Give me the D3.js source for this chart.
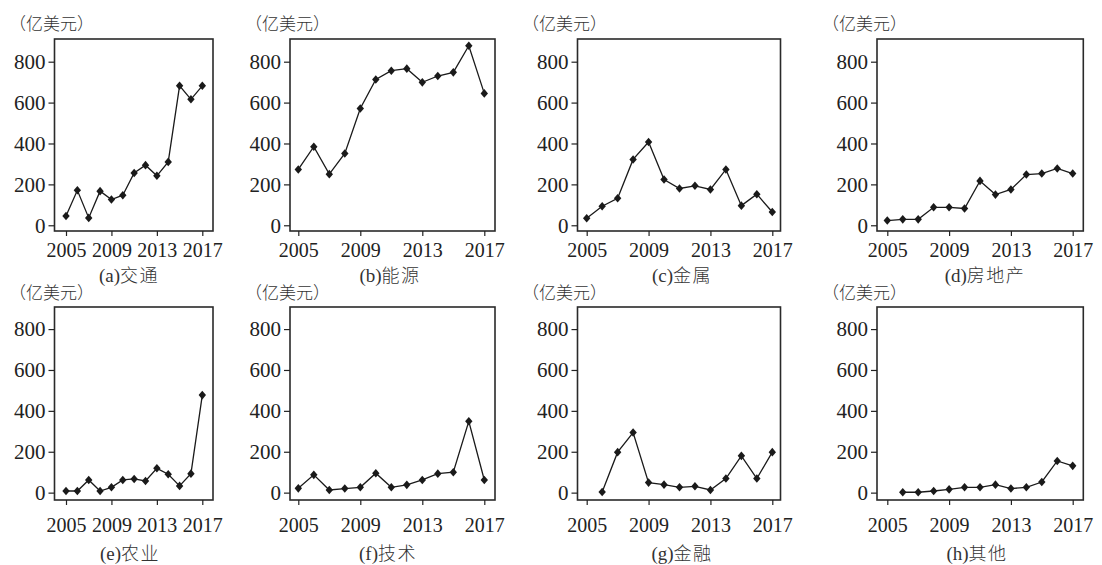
<!DOCTYPE html>
<html><head><meta charset="utf-8">
<script src="https://cdn.jsdelivr.net/npm/d3@7"></script>
<style>body{margin:0;background:#fff}svg{display:block}</style>
</head><body>
<svg id="chart" width="1102" height="565"></svg>
<script>
// ---- data ----
const years = [2005,2006,2007,2008,2009,2010,2011,2012,2013,2014,2015,2016,2017];
const yTicks = [0,200,400,600,800];
const xTicks = [2005,2009,2013,2017];
const unitLabel = "（亿美元）";
const letters = ["(a)","(b)","(c)","(d)","(e)","(f)","(g)","(h)"];
const sectors = ["交通","能源","金属","房地产","农业","技术","金融","其他"];
const transport  = [45,171,36,167,126,147,256,294,242,310,682,616,682];
const energy     = [273,384,250,351,571,713,756,766,699,730,748,878,645];
const metals     = [34,93,132,322,407,224,180,193,175,273,96,152,65];
const realEstate = [23,29,29,88,88,82,217,150,175,248,253,278,253];
const agriculture= [8,8,62,8,26,62,67,57,119,90,33,93,477];
const technology = [21,87,13,20,26,95,26,38,62,93,100,349,62];
const finance    = [null,3,198,294,49,39,26,31,13,69,180,69,198];
const other      = [null,2,2,8,16,26,26,39,20,26,52,155,131];
const seriesList = [transport,energy,metals,realEstate,agriculture,technology,finance,other];

// ---- layout ----
const colFrame = [[54.5,213],[290,495],[577.5,780.5],[877,1083.3]];
const colXRange = [[66,202.3],[298.3,484.3],[586.7,772.3],[887.3,1072.7]];
const rowFrame = [[39,231],[307,500]];
const rowYDomain = [[-28,911],[-36,908]];
const rowUnitY = [24,293];
const rowXLabY = [250,525];
const rowTitleY = [276.5,554];
const colUnitX = [9,245,522,822];
const titleX = [[129,390,682,985],[130,388,682,977]];

const svg = d3.select("#chart");
const serif = "'Liberation Serif','DejaVu Serif',serif";
const cjk = "'Noto Sans CJK SC','Noto Sans',sans-serif";
const ink = "#222";

const diamond = {draw(ctx,size){const w=3.7,h=4.3;ctx.moveTo(0,-h);ctx.lineTo(w,0);ctx.lineTo(0,h);ctx.lineTo(-w,0);ctx.closePath();}};

seriesList.forEach((vals,i)=>{
  const r = Math.floor(i/4), c = i%4;
  const [fl,fr] = colFrame[c];
  const [ft,fb] = rowFrame[r];
  const x = d3.scaleLinear().domain([2005,2017]).range(colXRange[c]);
  const y = d3.scaleLinear().domain(rowYDomain[r]).range([fb,ft]);
  const g = svg.append("g");

  // frame
  g.append("rect").attr("x",fl).attr("y",ft).attr("width",fr-fl).attr("height",fb-ft)
    .attr("fill","none").attr("stroke","#2a2a2a").attr("stroke-width",1.6);

  // y axis
  const ya = g.append("g").attr("transform",`translate(${fl},0)`)
    .call(d3.axisLeft(y).tickValues(yTicks).tickSize(6).tickPadding(3));
  ya.select(".domain").remove();
  ya.selectAll("line").attr("stroke",ink).attr("stroke-width",1.2);
  ya.selectAll("text").attr("font-family",serif).attr("font-size",21).attr("fill",ink);

  // x axis
  const xa = g.append("g").attr("transform",`translate(0,${fb})`)
    .call(d3.axisBottom(x).tickValues(xTicks).tickFormat(d3.format("d")).tickSize(5).tickPadding(0));
  xa.select(".domain").remove();
  xa.selectAll("line").attr("stroke",ink).attr("stroke-width",1.2);
  xa.selectAll("text").attr("font-family",serif).attr("font-size",20).attr("fill",ink)
    .attr("y", rowXLabY[r]-fb).attr("dy","0.35em");

  // line
  const data = years.map((yr,k)=>({yr,v:vals[k]}));
  g.append("path").datum(data)
    .attr("fill","none").attr("stroke","#1a1a1a").attr("stroke-width",1.3)
    .attr("d", d3.line().defined(d=>d.v!=null).x(d=>x(d.yr)).y(d=>y(d.v)));
  g.selectAll(".pt").data(data.filter(d=>d.v!=null)).enter().append("path")
    .attr("transform",d=>`translate(${x(d.yr)},${y(d.v)})`)
    .attr("d", d3.symbol().type(diamond)()).attr("fill","#1a1a1a");

  // unit label
  g.append("text").attr("x",colUnitX[c]).attr("y",rowUnitY[r]).attr("dy","0.35em")
    .attr("font-family",cjk).attr("font-size",17).attr("font-weight",300).attr("fill","#333").text(unitLabel);

  // title
  const t = g.append("text").attr("x",titleX[r][c]).attr("y",rowTitleY[r]).attr("dy","0.35em")
    .attr("text-anchor","middle").attr("fill","#333");
  t.append("tspan").attr("font-family",serif).attr("font-size",19).text(letters[i]);
  t.append("tspan").attr("font-family",cjk).attr("font-size",18).attr("font-weight",300).attr("letter-spacing",1.5).text(sectors[i]);
});
</script>
</body></html>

※

- [THE EXERCISE]
From the listing above, pick out each line where the word "chart" appears.

- [SOLUTION]
Give me the D3.js source for this chart.
<svg id="chart" width="1102" height="565"></svg>
const svg = d3.select("#chart");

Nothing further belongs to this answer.